Earlier this year, I wrote about the French town of Bar-le-Duc, where part of my family comes from. It’s an old place, some of it very old – the architecture of different periods building up in layers. It’s not unusual for residents to make archeological discoveries in their own homes. Sometimes they discover entire rooms they didn’t know they had. Of course, these are usually found below ground – abandoned cellars branching off from, or sometimes below the main cellar. Some of the houses have three levels of cellar.
One wonders why our ancestors went to such trouble. Cellars are useful, of course, especially in a continental climate of hot summers and cold winters; but to keep on digging downwards must have required a huge effort in an age before digging machinery. If they needed more space, why didn’t they just build a bigger house out of town?
The answer is that you had to be in town to benefit from the protection of city walls – and so when there was no more space at the surface, and houses had as many storeys as was feasible back then, the only other way was down.
In the global cities of the 21st century, the Middle Ages are back. Constrained not by city walls, but by property prices and planning restrictions, we’re digging down again.
In an article for the Guardian, Bradley L Garrett describes the land grab now taking place beneath our feet. Most notoriously, there’s the fashion for basement extensions in the posher part of central London:
“In London, a city with 150 years of trenching, digging and boring to its name, the chaos is reaching new depths. According to Newcastle University’s Global Urban Research Unit, more than 4,600 basements have been granted planning permission in the last decade – in just seven of London’s 32 boroughs…
“…Many of the basements contained cinemas, gymnasiums, pools, wine cellars and panic rooms. One even included plans for a subterranean beach with an accompanying waterfall.”

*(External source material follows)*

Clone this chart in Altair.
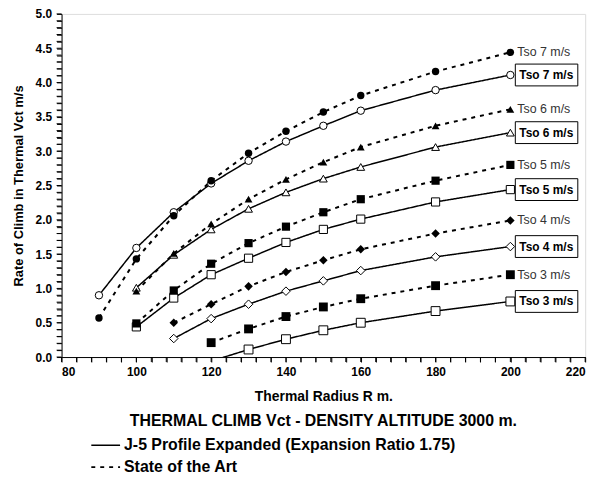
import altair as alt
import pandas as pd

FONT = "Liberation Sans"
KIND_J5 = "J-5 Profile Expanded (Expansion Ratio 1.75)"
KIND_SOTA = "State of the Art"
TITLE = "THERMAL CLIMB Vct - DENSITY ALTITUDE 3000 m."

tso_levels = ["7", "6", "5", "4", "3"]
shapes = ["circle", "triangle-up", "square", "diamond", "square"]
sizes_filled = [64, 90, 56, 64, 56]
sizes_open = [56, 80, 56, 56, 56]

radius_7 = [90, 100, 110, 120, 130, 140, 150, 160, 180, 200]
j5_7 = [0.90, 1.59, 2.11, 2.53, 2.86, 3.14, 3.37, 3.59, 3.89, 4.11]
sota_7 = [0.57, 1.43, 2.06, 2.57, 2.97, 3.29, 3.57, 3.81, 4.16, 4.44]

radius_6 = [100, 110, 120, 130, 140, 150, 160, 180, 200]
j5_6 = [1.01, 1.49, 1.86, 2.16, 2.40, 2.60, 2.77, 3.06, 3.27]
sota_6 = [0.96, 1.51, 1.94, 2.30, 2.59, 2.84, 3.06, 3.37, 3.61]

radius_5 = [100, 110, 120, 130, 140, 150, 160, 180, 200]
j5_5 = [0.44, 0.86, 1.20, 1.44, 1.67, 1.86, 2.01, 2.26, 2.44]
sota_5 = [0.49, 0.97, 1.36, 1.66, 1.90, 2.11, 2.30, 2.57, 2.80]

radius_4 = [110, 120, 130, 140, 150, 160, 180, 200]
j5_4 = [0.27, 0.56, 0.77, 0.96, 1.11, 1.26, 1.46, 1.61]
sota_4 = [0.50, 0.77, 1.03, 1.24, 1.41, 1.57, 1.80, 1.99]

radius_3 = [120, 130, 140, 150, 160, 180, 200]
j5_3 = [-0.06, 0.11, 0.26, 0.39, 0.50, 0.67, 0.81]
sota_3 = [0.21, 0.41, 0.59, 0.73, 0.85, 1.04, 1.20]

# axis ticks: every 4 m on x (labels every 20), every 0.1 on y (labels every 0.5)
x_ticks = list(range(80, 221, 4))
y_ticks = [round(i * 0.1, 1) for i in range(51)]

series = [
    ("7", radius_7, j5_7, sota_7),
    ("6", radius_6, j5_6, sota_6),
    ("5", radius_5, j5_5, sota_5),
    ("4", radius_4, j5_4, sota_4),
    ("3", radius_3, j5_3, sota_3),
]

rows = []
label_rows = []
for tso, rad, j5, sota in series:
    for r, v in zip(rad, j5):
        rows.append({"radius": r, "rate": v, "tso": tso, "kind": KIND_J5, "series": "j5_" + tso})
    for r, v in zip(rad, sota):
        rows.append({"radius": r, "rate": v, "tso": tso, "kind": KIND_SOTA, "series": "sota_" + tso})
    label_rows.append({"radius": rad[-1], "rate": j5[-1], "kind": KIND_J5, "label": f"Tso {tso} m/s"})
    label_rows.append({"radius": rad[-1], "rate": sota[-1], "kind": KIND_SOTA, "label": f"Tso {tso} m/s"})

df = pd.DataFrame(rows)
labels = pd.DataFrame(label_rows)
xticks_df = pd.DataFrame({"radius": x_ticks})
yticks_df = pd.DataFrame({"rate": y_ticks})

PLOT_W, PLOT_H = 528, 346
xscale = alt.Scale(domain=[80, 220], nice=False, zero=False)
yscale = alt.Scale(domain=[0, 5], nice=False, zero=True)

x_enc = alt.X(
    "radius:Q", scale=xscale,
    axis=alt.Axis(values=x_ticks, format="d", title="Thermal Radius R m.", orient="bottom",
                  labelExpr="datum.value % 20 === 0 ? datum.label : ''",
                  titleFontSize=14, titleFontWeight="bold", titleColor="black", titlePadding=12,
                  labelFontSize=12, labelFontWeight="bold", labelColor="black", labelPadding=5,
                  ticks=True, tickSize=5, tickWidth=1, tickOpacity=1, tickColor="black",
                  domain=True, domainColor="black", domainWidth=1, grid=False,
                  labelFont=FONT, titleFont=FONT, labelOverlap=False),
)
y_enc = alt.Y(
    "rate:Q", scale=yscale,
    axis=alt.Axis(values=y_ticks, format=".1f", title="Rate of Climb in Thermal Vct m/s", orient="left",
                  labelExpr="abs(datum.value * 2 - round(datum.value * 2)) < 0.001 ? datum.label : ''",
                  titleFontSize=13, titleFontWeight="bold", titleColor="black", titlePadding=10,
                  labelFontSize=12, labelFontWeight="bold", labelColor="black", labelPadding=5,
                  ticks=True, tickSize=5, tickWidth=1, tickOpacity=1, tickColor="black",
                  domain=True, domainColor="black", domainWidth=1, grid=False,
                  labelFont=FONT, titleFont=FONT, labelOverlap=False),
)

# explicit tick marks along both axes (scale-positioned from the tick lists)
x_tick_marks = alt.Chart(xticks_df).mark_tick(
    orient="vertical", size=5, thickness=1, color="black", opacity=1, clip=False
).encode(x=x_enc, y=alt.value(PLOT_H + 2.5))

y_tick_marks = alt.Chart(yticks_df).mark_tick(
    orient="horizontal", size=5, thickness=1, color="black", opacity=1, clip=False
).encode(y=y_enc, x=alt.value(-2.5))

lines = alt.Chart(df).mark_line(color="black", clip=True).encode(
    x=x_enc, y=y_enc, detail="series:N", order="radius:Q",
    strokeDash=alt.StrokeDash(
        "kind:N",
        scale=alt.Scale(domain=[KIND_J5, KIND_SOTA], range=[[1, 0], [4, 5]]),
        legend=alt.Legend(title=None, orient="none", legendX=29, legendY=427, symbolType="stroke",
                          symbolSize=841, symbolStrokeColor="black", symbolStrokeWidth=1.5,
                          labelFontSize=16, labelFontWeight="bold", labelColor="black", labelFont=FONT,
                          labelOffset=3, clipHeight=16, rowPadding=6, padding=0, labelLimit=600),
    ),
    strokeWidth=alt.StrokeWidth("kind:N", scale=alt.Scale(domain=[KIND_J5, KIND_SOTA], range=[1.5, 2.0]),
                                legend=None),
)

pts_open = alt.Chart(df).transform_filter(
    (alt.datum.kind == KIND_J5) & (alt.datum.rate >= 0)
).mark_point(filled=True, fill="white", stroke="black", strokeWidth=1, opacity=1).encode(
    x=x_enc, y=y_enc,
    shape=alt.Shape("tso:N", scale=alt.Scale(domain=tso_levels, range=shapes), legend=None),
    size=alt.Size("tso:N", scale=alt.Scale(domain=tso_levels, range=sizes_open), legend=None),
)

pts_filled = alt.Chart(df).transform_filter(
    alt.datum.kind == KIND_SOTA
).mark_point(filled=True, fill="black", strokeWidth=0, opacity=1).encode(
    x=x_enc, y=y_enc,
    shape=alt.Shape("tso:N", scale=alt.Scale(domain=tso_levels, range=shapes), legend=None),
    size=alt.Size("tso:N", scale=alt.Scale(domain=tso_levels, range=sizes_filled), legend=None),
)

lab_dash = alt.Chart(labels).transform_filter(alt.datum.kind == KIND_SOTA).mark_text(
    align="left", baseline="middle", dx=7, fontSize=12.5, color="#333333", font=FONT
).encode(x=x_enc, y=y_enc, text="label:N")

boxes = alt.Chart(labels).transform_filter(alt.datum.kind == KIND_J5).mark_rect(
    fill="white", stroke="black", strokeWidth=1, xOffset=5, x2Offset=68, yOffset=-11, y2Offset=11
).encode(x=x_enc, x2=alt.X2("radius:Q"), y=y_enc, y2=alt.Y2("rate:Q"))

lab_solid = alt.Chart(labels).transform_filter(alt.datum.kind == KIND_J5).mark_text(
    align="left", baseline="middle", dx=9, fontSize=12, fontWeight="bold", color="black", font=FONT
).encode(x=x_enc, y=y_enc, text="label:N")

title_text = alt.Chart(pd.DataFrame({"t": [TITLE]})).mark_text(
    align="center", baseline="middle", fontSize=16, fontWeight="bold", color="black", font=FONT
).encode(x=alt.value(264), y=alt.value(411), text="t:N")

chart = alt.layer(
    lines, pts_open, pts_filled, lab_dash, boxes, lab_solid, x_tick_marks, y_tick_marks, title_text
).properties(
    width=PLOT_W, height=PLOT_H,
    autosize=alt.AutoSizeParams(type="none"),
    padding={"left": 54, "top": 4, "right": 20, "bottom": 120},
).configure_view(stroke=None).configure(font=FONT)

chart.save("out.html", embed_options={"renderer": "svg", "actions": False})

An especially weird aspect of these subterranean follies is that the diggers used to excavate them are often left behind. Having dug their way down into a confined space, the only way of getting them back up is by lifting them out with a crane – the costs and complications of which can be greater than buying a new digger. Therefore the last thing they do is dig their own graves to one side of the main development. That should be something for the archeologists of the future to puzzle over.